Tesla Batteries vs. Engines: A Debate on Betterment and Insurance Claims
A recent call log with a Tesla owner highlights an interesting situation, raising questions about how insurance carriers should handle claims for electric vehicles (EVs), particularly regarding betterment. The owner was involved in an accident where their Tesla’s battery was damaged. The insurance carrier initially wanted to apply betterment, treating the battery like a standard car battery. The owner argued that a Tesla battery is more like an engine, and betterment shouldn’t apply in this case. After a tough fight, the owner managed to have the betterment removed from the claim. This situation warrants a discussion on the similarities between Tesla batteries and engines and the potential implications for insurance claims.
Tesla Batteries vs. Engines: The Similarities
Both engines and Tesla batteries are critical components of their respective vehicles. While engines are the primary source of power in traditional internal combustion engine (ICE) vehicles, batteries play the same role in EVs like Teslas. In both cases, the vehicle cannot function without these components.
Cost and Value
Tesla batteries are expensive, similar to engines in ICE vehicles. They represent a significant portion of the vehicle’s overall value. Moreover, both components have a long lifespan and require regular maintenance to ensure optimal performance.
Both engines and Tesla batteries are subject to continuous improvements in technology. Newer models typically offer better efficiency, performance, and longevity, making older models potentially less valuable over time.
Why Betterment Shouldn’t Apply to Tesla Batteries
Unlike standard car batteries, which mainly serve to start the engine and provide power to accessories, Tesla batteries are the primary source of power for the entire vehicle. They are not a simple wear-and-tear item, as they have a longer lifespan and are subject to regular maintenance.

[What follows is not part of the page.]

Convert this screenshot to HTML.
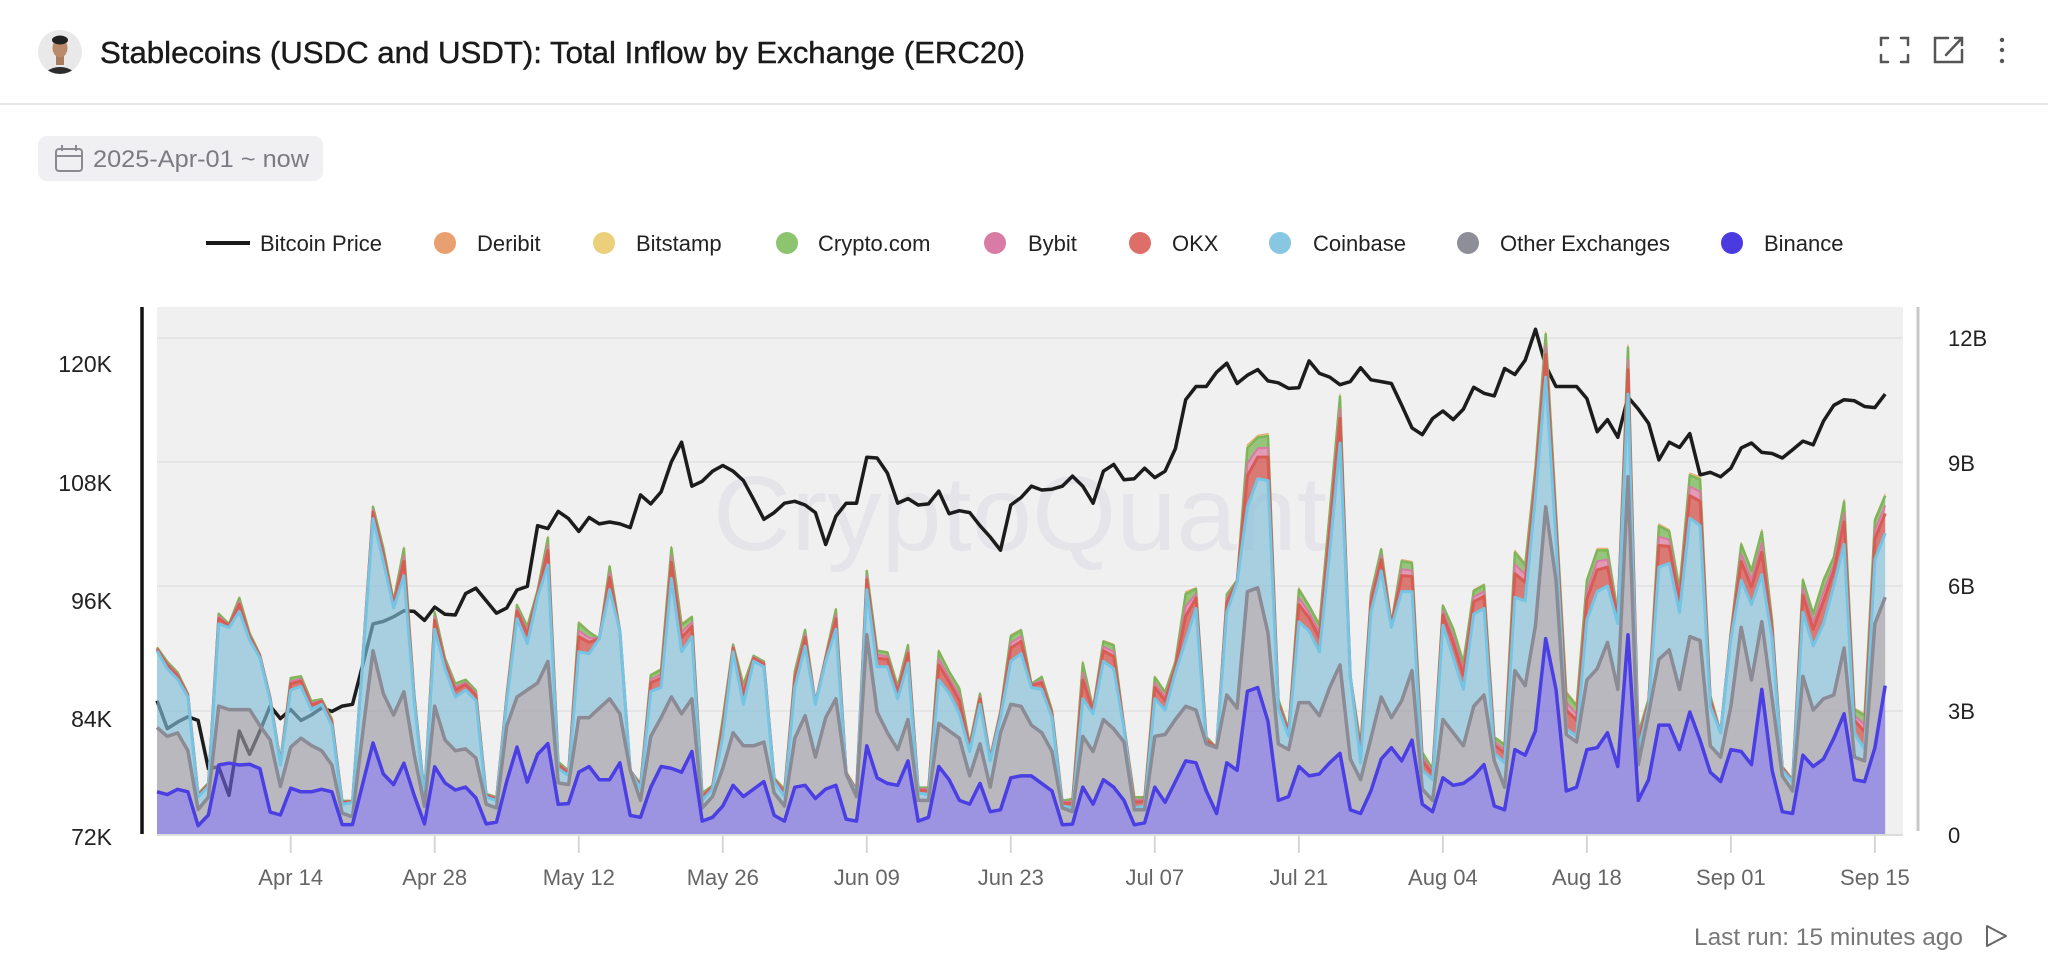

Tesla offers an extensive warranty for its batteries, which can last up to eight years or more, depending on the model. The warranty covers a wide range of potential issues, which may not be the case for traditional ICE vehicle engines.
While betterment is intended to account for the depreciation of an older component being replaced with a newer one, Tesla batteries typically have a slower rate of depreciation than traditional car batteries. This is due to their long lifespan, warranty, and regular maintenance.
To wrap it up…..
The debate surrounding the classification of Tesla batteries as engines and the application of betterment in insurance claims is a complex one. Given the similarities between Tesla batteries and engines, as well as the inherent differences between EV batteries and standard car batteries, it is reasonable to argue that betterment should not apply in cases like the one discussed. Insurance carriers need to reconsider their policies and adapt to the changing landscape of automobile technology, ensuring fair treatment for EV owners in accident claims.